Can you set down, exactly as they appear below, the lines from the opening of the material through the one bearing "ctx.beginPath(); ctx.moveTo(X(t), chartArea.bottom);", minus the pictures?

[start of PROVIDED MATERIAL]

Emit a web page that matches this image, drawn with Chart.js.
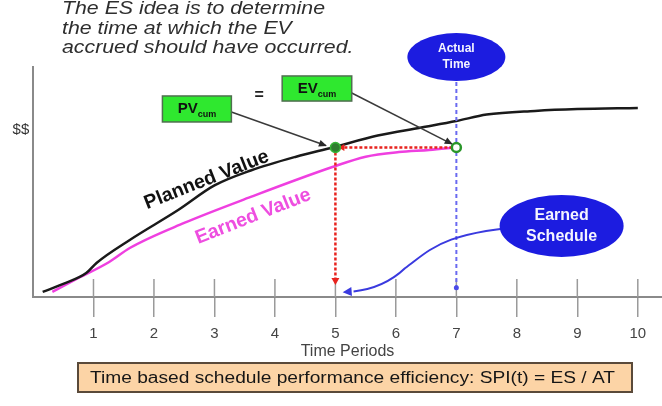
<!DOCTYPE html>
<html><head><meta charset="utf-8">
<script src="https://cdn.jsdelivr.net/npm/chart.js@4.4.0/dist/chart.umd.min.js"></script>
<style>html,body{margin:0;padding:0;background:#fff}#wrap{width:662px;height:406px;position:relative}</style>
</head><body><div id="wrap"><canvas id="c" width="662" height="406"></canvas></div>
<script>
// ---- data ----
const xTicks = [1, 2, 3, 4, 5, 6, 7, 8, 9, 10];
const pvX = [0.16, 0.5, 0.88, 1.05, 1.6, 2.4, 3.0, 3.6, 4.35, 4.95, 5.7, 6.4, 7.0, 7.5, 8.3, 9.0, 10.0];
const pvY = [2.2, 5.7, 10.4, 14.8, 24.8, 37.8, 48.5, 55, 61, 65, 70.2, 73.6, 76.5, 79.3, 80.9, 81.7, 82.2];
const evX = [0.32, 0.69, 1.26, 1.6, 2.5, 3.6, 4.95, 5.5, 6.05, 6.55, 7.0];
const evY = [2.2, 7.4, 15.2, 21.3, 32.2, 43.5, 56.5, 61.0, 63.0, 63.9, 65];
const actualTime = 7;
const earnedSchedule = 5;
const evCum = 65;
const titleLines = ['The ES idea is to determine', 'the time at which the EV', 'accrued should have occurred.'];
const xTitle = 'Time Periods';
const noteText = 'Time based schedule performance efficiency: SPI(t) = ES / AT';

const FF = "'Liberation Sans', Arial, sans-serif";

function arrowHead(ctx, x1, y1, x2, y2, len, wid, color) {
  const a = Math.atan2(y2 - y1, x2 - x1);
  ctx.save();
  ctx.fillStyle = color;
  ctx.setLineDash([]);
  ctx.beginPath();
  ctx.moveTo(x2, y2);
  ctx.lineTo(x2 - len * Math.cos(a) + wid * Math.sin(a), y2 - len * Math.sin(a) - wid * Math.cos(a));
  ctx.lineTo(x2 - len * Math.cos(a) - wid * Math.sin(a), y2 - len * Math.sin(a) + wid * Math.cos(a));
  ctx.closePath();
  ctx.fill();
  ctx.restore();
}

const anno = {
  id: 'anno',
  afterDatasetsDraw(chart) {
    const {ctx, scales: {x, y}, chartArea} = chart;
    const X = v => x.getPixelForValue(v), Y = v => y.getPixelForValue(v);
    ctx.save();
    // upward parts of tick marks
    ctx.strokeStyle = '#9a9a9a'; ctx.lineWidth = 1.5;
    xTicks.forEach(t => { ctx.beginPath(); ctx.moveTo(X(t), chartArea.bottom); ctx.lineTo(X(t), chartArea.bottom - 18); ctx.stroke(); });

    // blue dashed actual time line
    ctx.strokeStyle = '#6a6af0'; ctx.lineWidth = 2; ctx.setLineDash([4, 3]);
    ctx.beginPath(); ctx.moveTo(X(actualTime), Y(93.5)); ctx.lineTo(X(actualTime), Y(4.5)); ctx.stroke();
    ctx.setLineDash([]);
    ctx.fillStyle = '#4a4ae8';
    ctx.beginPath(); ctx.arc(X(actualTime), Y(4), 2.5, 0, Math.PI * 2); ctx.fill();

    // red dotted lines
    ctx.strokeStyle = '#e8231e'; ctx.lineWidth = 2.5; ctx.setLineDash([3, 2]);
    ctx.beginPath(); ctx.moveTo(X(actualTime) - 4, Y(evCum)); ctx.lineTo(X(earnedSchedule) + 6, Y(evCum)); ctx.stroke();
    ctx.beginPath(); ctx.moveTo(X(earnedSchedule), Y(evCum) + 5); ctx.lineTo(X(earnedSchedule), Y(7)); ctx.stroke();
    ctx.setLineDash([]);
    arrowHead(ctx, X(earnedSchedule) + 12, Y(evCum), X(earnedSchedule) + 3, Y(evCum), 6, 3.5, '#e8231e');
    arrowHead(ctx, X(earnedSchedule), Y(10), X(earnedSchedule), Y(5.2), 7, 4, '#e8231e');

    // blue earned schedule curve
    ctx.strokeStyle = '#3a3adf'; ctx.lineWidth = 2;
    ctx.beginPath();
    ctx.moveTo(X(8.27), Y(30.9));
    ctx.bezierCurveTo(X(6.75), Y(28.5), X(6.55), Y(20), X(6.15), Y(12.5));
    ctx.bezierCurveTo(X(5.85), Y(5), X(5.5), Y(3), X(5.3), Y(2.4));
    ctx.stroke();
    arrowHead(ctx, X(5.5), Y(2.8), X(5.12), Y(2.1), 9, 4.5, '#3a3adf');

    // black pointer arrows
    ctx.strokeStyle = '#3a3a3a'; ctx.lineWidth = 1.5;
    ctx.beginPath(); ctx.moveTo(X(3.28), Y(80.4)); ctx.lineTo(X(4.84), Y(65.9)); ctx.stroke();
    arrowHead(ctx, X(3.28), Y(80.4), X(4.86), Y(65.7), 8, 3.5, '#2a2a2a');
    ctx.beginPath(); ctx.moveTo(X(5.27), Y(88.7)); ctx.lineTo(X(6.93), Y(66.5)); ctx.stroke();
    arrowHead(ctx, X(5.27), Y(88.7), X(6.94), Y(66.4), 8, 3.5, '#2a2a2a');

    // green points
    ctx.fillStyle = '#2e7d2e'; ctx.strokeStyle = '#36b536'; ctx.lineWidth = 1.5;
    ctx.beginPath(); ctx.arc(X(earnedSchedule), Y(evCum), 5, 0, Math.PI * 2); ctx.fill(); ctx.stroke();
    ctx.fillStyle = '#ffffff'; ctx.strokeStyle = '#2a962a'; ctx.lineWidth = 2.5;
    ctx.beginPath(); ctx.arc(X(actualTime), Y(evCum), 4.5, 0, Math.PI * 2); ctx.fill(); ctx.stroke();

    // green boxes
    function gbox(x0, x1, y0, y1, main) {
      const L = X(x0), R = X(x1), T = Y(y0), B = Y(y1);
      ctx.fillStyle = '#2fe82f'; ctx.strokeStyle = '#4f6f4f'; ctx.lineWidth = 1.5;
      ctx.fillRect(L, T, R - L, B - T); ctx.strokeRect(L, T, R - L, B - T);
      ctx.fillStyle = '#111';
      ctx.font = 'bold 15px ' + FF; ctx.textBaseline = 'alphabetic'; ctx.textAlign = 'left';
      const w1 = ctx.measureText(main).width;
      ctx.font = 'bold 9px ' + FF;
      const w2 = ctx.measureText('cum').width;
      const sx = (L + R) / 2 - (w1 + w2) / 2;
      const by = (T + B) / 2 + 4;
      ctx.font = 'bold 15px ' + FF; ctx.fillText(main, sx, by);
      ctx.font = 'bold 9px ' + FF; ctx.fillText('cum', sx + w1, by + 4);
    }
    gbox(2.14, 3.28, 87.4, 76.1, 'PV');
    gbox(4.12, 5.27, 96.1, 85.2, 'EV');
    ctx.fillStyle = '#222'; ctx.font = 'bold 16px ' + FF; ctx.textAlign = 'center'; ctx.textBaseline = 'middle';
    ctx.fillText('=', X(3.74), Y(87.5));

    // ellipses
    function ell(cx, cy, rx, ry, lines, fs, dy) {
      ctx.fillStyle = '#1c1ce0';
      ctx.beginPath(); ctx.ellipse(X(cx), Y(cy), rx, ry, 0, 0, Math.PI * 2); ctx.fill();
      ctx.fillStyle = '#f4f4ff'; ctx.font = 'bold ' + fs + 'px ' + FF; ctx.textAlign = 'center'; ctx.textBaseline = 'middle';
      lines.forEach((t, i) => ctx.fillText(t, X(cx), Y(cy) + (i - (lines.length - 1) / 2) * dy));
    }
    ell(actualTime, 104.3, 49, 24, ['Actual', 'Time'], 12, 16);
    ell(8.74, 30.9, 62, 31, ['Earned', 'Schedule'], 16, 21);

    // rotated curve labels
    function rot(text, cx, cy, col, fs) {
      ctx.save();
      ctx.translate(X(cx), Y(cy)); ctx.rotate(-21.5 * Math.PI / 180);
      ctx.fillStyle = col; ctx.font = 'bold ' + fs + 'px ' + FF; ctx.textAlign = 'center'; ctx.textBaseline = 'middle';
      ctx.fillText(text, 0, 0);
      ctx.restore();
    }
    rot('Planned Value', 2.87, 50.9, '#111', 19.5);
    rot('Earned Value', 3.64, 35.0, '#ee4ee0', 19.5);

    // $$ label
    ctx.fillStyle = '#333'; ctx.font = '15px ' + FF; ctx.textAlign = 'center'; ctx.textBaseline = 'middle';
    ctx.fillText('$$', X(-0.2), Y(72.6));

    // title lines (italic)
    ctx.font = 'italic 19px ' + FF; ctx.fillStyle = '#2e2e2e'; ctx.textAlign = 'left'; ctx.textBaseline = 'middle';
    const sxT = 263 / ctx.measureText(titleLines[0]).width;
    const ty = [9, 29, 48];
    titleLines.forEach((t, i) => {
      ctx.save(); ctx.translate(62, ty[i]); ctx.scale(sxT, 1); ctx.fillText(t, 0, 0); ctx.restore();
    });

    // note box
    const bl = 78, br = 632, bt = 363, bb = 392;
    ctx.fillStyle = '#fcd4a6'; ctx.fillRect(bl, bt, br - bl, bb - bt);
    ctx.strokeStyle = '#5a4a3a'; ctx.lineWidth = 2; ctx.strokeRect(bl, bt, br - bl, bb - bt);
    ctx.fillStyle = '#161616'; ctx.font = '16px ' + FF; ctx.textAlign = 'left'; ctx.textBaseline = 'middle';
    const nw = ctx.measureText(noteText).width;
    const sxN = 525 / nw;
    ctx.save(); ctx.translate(90, (bt + bb) / 2 + 1); ctx.scale(sxN, 1); ctx.fillText(noteText, 0, 0); ctx.restore();

    ctx.restore();
  }
};

new Chart(document.getElementById('c'), {
  type: 'scatter',
  data: {
    datasets: [
      { label: 'Planned Value', data: pvX.map((v, i) => ({x: v, y: pvY[i]})), showLine: true, borderColor: '#1a1a1a', borderWidth: 2.5, pointRadius: 0, cubicInterpolationMode: 'monotone' },
      { label: 'Earned Value', data: evX.map((v, i) => ({x: v, y: evY[i]})), showLine: true, borderColor: '#ef3fe0', borderWidth: 2.5, pointRadius: 0, cubicInterpolationMode: 'monotone' }
    ]
  },
  options: {
    responsive: false, animation: false, devicePixelRatio: 1,
    layout: { padding: { top: 67, right: 0, bottom: 39, left: 0 } },
    plugins: { legend: { display: false }, tooltip: { enabled: false } },
    scales: {
      x: {
        type: 'linear', min: 0, max: 10.4,
        afterBuildTicks: s => { s.ticks = xTicks.map(v => ({value: v})); },
        afterFit: s => { s.height = 70; },
        ticks: { color: '#444', font: { size: 15, family: FF }, padding: 8, maxRotation: 0, autoSkip: false },
        grid: { drawOnChartArea: false, drawTicks: true, tickLength: 20, color: '#9a9a9a', lineWidth: 1.5 },
        border: { color: '#8a8a8a', width: 2 },
        title: { display: true, text: xTitle, color: '#444', font: { size: 16, family: FF }, padding: { top: 0, bottom: 6 } }
      },
      y: {
        min: 0, max: 100,
        afterFit: s => { s.width = 33; },
        ticks: { display: false },
        grid: { display: false },
        border: { color: '#8a8a8a', width: 2 }
      }
    }
  },
  plugins: [anno]
});
</script>
</body></html>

[end of PROVIDED MATERIAL]

WRITTEN ANSWER
Emit a web page that matches this image, drawn with Chart.js.
<!DOCTYPE html>
<html><head><meta charset="utf-8">
<script src="https://cdn.jsdelivr.net/npm/chart.js@4.4.0/dist/chart.umd.min.js"></script>
<style>html,body{margin:0;padding:0;background:#fff}#wrap{width:662px;height:406px;position:relative}</style>
</head><body><div id="wrap"><canvas id="c" width="662" height="406"></canvas></div>
<script>
// ---- data ----
const xTicks = [1, 2, 3, 4, 5, 6, 7, 8, 9, 10];
const pvX = [0.16, 0.5, 0.88, 1.05, 1.6, 2.4, 3.0, 3.6, 4.35, 4.95, 5.7, 6.4, 7.0, 7.5, 8.3, 9.0, 10.0];
const pvY = [2.2, 5.7, 10.4, 14.8, 24.8, 37.8, 48.5, 55, 61, 65, 70.2, 73.6, 76.5, 79.3, 80.9, 81.7, 82.2];
const evX = [0.32, 0.69, 1.26, 1.6, 2.5, 3.6, 4.95, 5.5, 6.05, 6.55, 7.0];
const evY = [2.2, 7.4, 15.2, 21.3, 32.2, 43.5, 56.5, 61.0, 63.0, 63.9, 65];
const actualTime = 7;
const earnedSchedule = 5;
const evCum = 65;
const titleLines = ['The ES idea is to determine', 'the time at which the EV', 'accrued should have occurred.'];
const xTitle = 'Time Periods';
const noteText = 'Time based schedule performance efficiency: SPI(t) = ES / AT';

const FF = "'Liberation Sans', Arial, sans-serif";

function arrowHead(ctx, x1, y1, x2, y2, len, wid, color) {
  const a = Math.atan2(y2 - y1, x2 - x1);
  ctx.save();
  ctx.fillStyle = color;
  ctx.setLineDash([]);
  ctx.beginPath();
  ctx.moveTo(x2, y2);
  ctx.lineTo(x2 - len * Math.cos(a) + wid * Math.sin(a), y2 - len * Math.sin(a) - wid * Math.cos(a));
  ctx.lineTo(x2 - len * Math.cos(a) - wid * Math.sin(a), y2 - len * Math.sin(a) + wid * Math.cos(a));
  ctx.closePath();
  ctx.fill();
  ctx.restore();
}

const anno = {
  id: 'anno',
  afterDatasetsDraw(chart) {
    const {ctx, scales: {x, y}, chartArea} = chart;
    const X = v => x.getPixelForValue(v), Y = v => y.getPixelForValue(v);
    ctx.save();
    // upward parts of tick marks
    ctx.strokeStyle = '#9a9a9a'; ctx.lineWidth = 1.5;
    xTicks.forEach(t => { ctx.beginPath(); ctx.moveTo(X(t), chartArea.bottom); ctx.lineTo(X(t), chartArea.bottom - 18); ctx.stroke(); });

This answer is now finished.